Expliquant sa décision de soutenir les talibans, Azimi a déclaré au Wall Street Journal: «Nous voulons un gouvernement islamique. Ce gouvernement est une marionnette de l’Amérique. Quiconque s’y oppose, nous le soutiendrons».

La crise terminale du gouvernement fantoche dirigé par Ghani s’est traduite par un remaniement complet du commandement de ses forces de sécurité et par la démission soudaine mercredi et la fuite du pays de son ministre des Finances par intérim, Khalid Payenda. Il a déserté son poste alors que le régime faisait face à la perte de 50 pour cent de ses revenus, les talibans ayant pris le contrôle de la majorité des postes-frontières du pays et de la perception des taxes et des droits de douane. Payenda a également été accusé de revenus étrangers non déclarés, ce qui est emblématique de la corruption généralisée du régime soutenu par les États-Unis.

Depuis le début de l’année, près de 390.000 Afghans ont été déplacés à l’intérieur du pays en raison des combats, et nombre d’entre eux ont fui vers Kaboul, la capitale, déjà fortement surpeuplée. Les campements de ces réfugiés internes ont proliféré dans les parcs et les rues de la ville, tandis que les mosquées de Kaboul ont été transformées en abris.
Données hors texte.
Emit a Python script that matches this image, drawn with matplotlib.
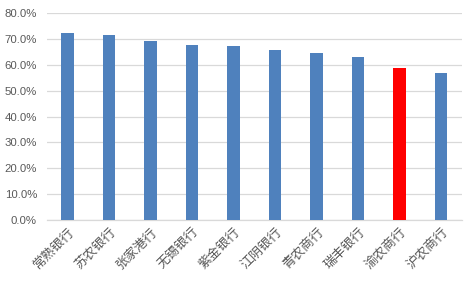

Les réfugiés ont accusé le gouvernement de ne pas leur fournir de nourriture et d’autres ressources vitales.

La crise croissante à Kaboul pourrait conduire à des troubles sociaux, a déclaré à Foreign Policy Qais Mohammadi, maître de conférences en économie à l’université de Kardan, soulignant la défaillance des services essentiels, notamment l’électricité, et un taux d’inflation compris entre 10 et 20 pour cent. Le prix de l’essence a doublé depuis mai.

S’adressant aux journalistes à Washington mardi, le président américain Joe Biden a déclaré qu’il ne «regrettait pas» son ordre de retirer toutes les troupes américaines d’Afghanistan d’ici la fin du mois.
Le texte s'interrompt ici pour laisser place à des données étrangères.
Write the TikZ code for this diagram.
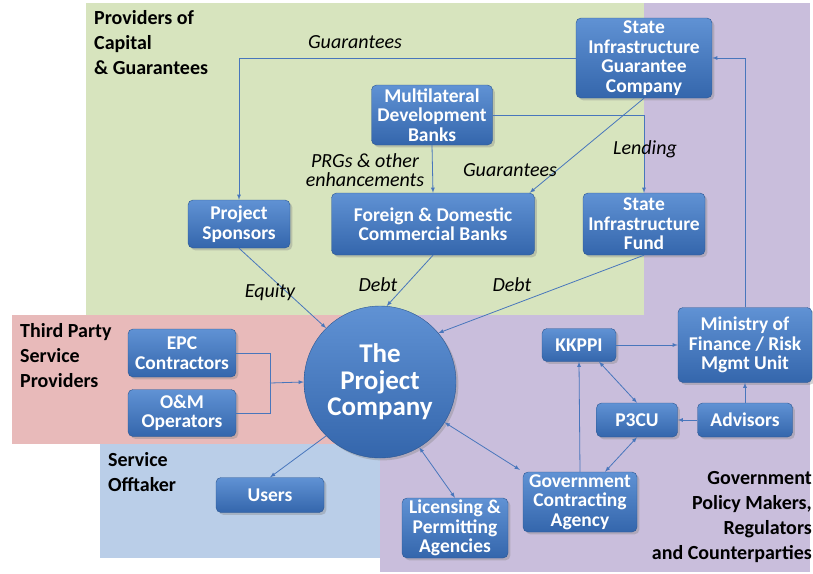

«Nous avons dépensé plus de mille milliards de dollars sur 20 ans, nous avons formé et équipé avec du matériel moderne plus de 300.000 membres des forces afghanes, et les dirigeants afghans doivent s’unir. Nous avons perdu des milliers… de soldats américains», a déclaré Biden.

Comment les mille milliards de dollars – la formation et l’équipement de 300.000 soldats afghans (un chiffre largement gonflé, compte tenu des désertions massives et de la liste des commandants de «soldats fantômes» dont les salaires pouvaient être empochés) et le sang versé par les forces américaines, sans parler du meurtre de centaines de milliers d’Afghans – ont-ils pu aboutir à la pire débâcle pour l’impérialisme américain depuis la chute de Saigon il y a 46 ans? Biden n’a pas tenté de l’expliquer.